For purposes of this Agreement, “Retirement” means the termination of your employment when (a) you (I) are age 55 or older, (II) have at least five years of continuous Service as an employee (which must be immediately preceding the date of termination) and (III) have served at least five cumulative years as an Executive Vice President (or higher level) of the Company (while both (II) and (III) must be satisfied, periods of time served as an Executive Vice President (or higher level) under (III) may also be counted toward the five years of continuous Service requirement under (II)), and (b) the sum of your age as of the date of your termination plus your years of Service as an employee equals at least 75. Any Units that vest pursuant to this Section 6(f) shall be paid to you not later than 74 days after the applicable vesting date of the Units as specified in Section 4 of this Agreement.

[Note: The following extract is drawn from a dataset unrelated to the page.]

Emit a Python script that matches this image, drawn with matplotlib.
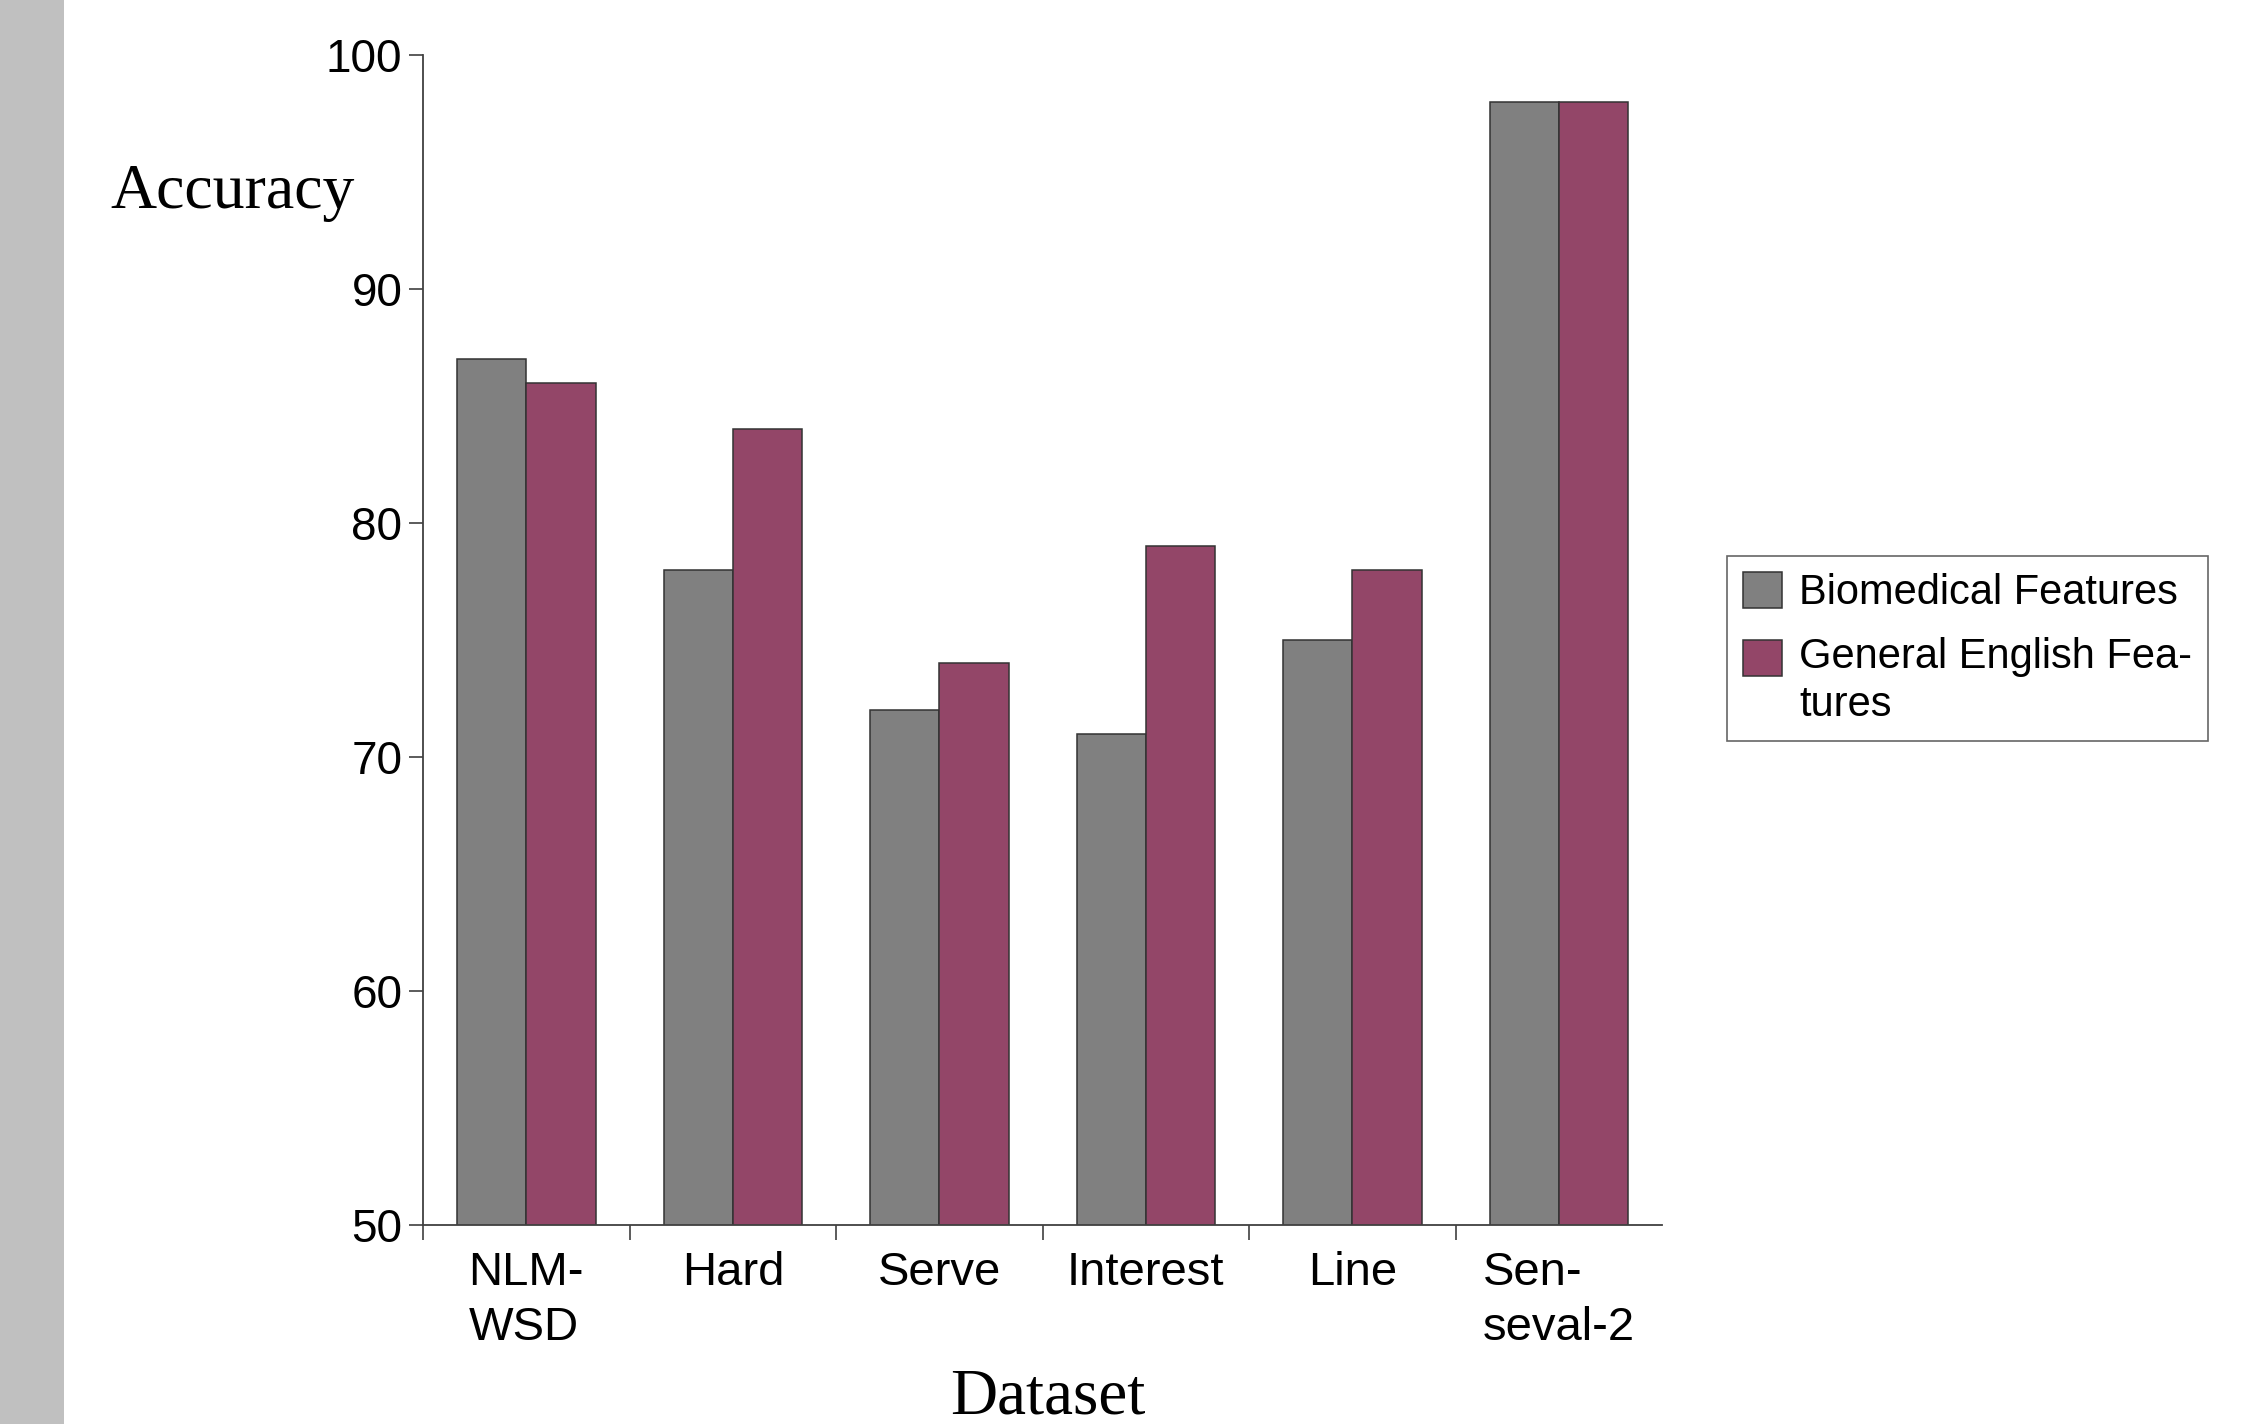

7.    Settlement of Units. After any Units vest pursuant to Section 4 or Section 6 of this Agreement, the Company shall, as soon as practicable (but in any event within the period specified in Treas. Reg. § 1.409A-1(b)(4) to qualify for a short-term deferral exception to Section 409A of the Code), cause to be issued and delivered to the Participant, or to the Participant’s designated beneficiary or estate in the event of the Participant’s death, one Share in payment and settlement of each vested Unit (the date of each such issuance being a “Settlement Date”). After any Units vested pursuant to Section 6(f) of this Agreement, the Company shall, as soon as practicable (but in any event within the period specified in Treas. Reg. § 1,409A-3(d)), cause to be issued and delivered to you, one Share in payment and settlement of each vested Unit. Delivery of the Shares shall be effected by the electronic delivery of the Shares to a brokerage account maintained for the Participant at E*TRADE (or another broker designated by the Company or the Participant), or by another method provided by the Company, and shall be subject to the tax withholding provisions of Section 8 of this Agreement and compliance with all applicable legal requirements, including compliance with the requirements of applicable federal and state securities laws, and shall be in complete satisfaction and settlement of such vested Units. Notwithstanding the foregoing, (i) the settlement of each Time-Based Unit that vests in accordance with Section 6(b)(iv) of this Agreement will be made in the amount and in the form of the consideration (whether stock, cash, other securities or property, or a combination thereof) to which a holder of a Share was entitled upon the consummation of the Business Combination (without interest thereon) (and if holders were offered a choice of consideration, the type of consideration chosen by the holders of a majority of the outstanding Shares), and (ii) the Committee may provide for the settlement of Adjusted Period Earned Units that vest in accordance with Section 6(b)(iii) of this Agreement or for the settlement of Period 3 Earned Units that vest under the circumstances specified in Section 6(d) of this Agreement on the same basis as described in the preceding clause (i).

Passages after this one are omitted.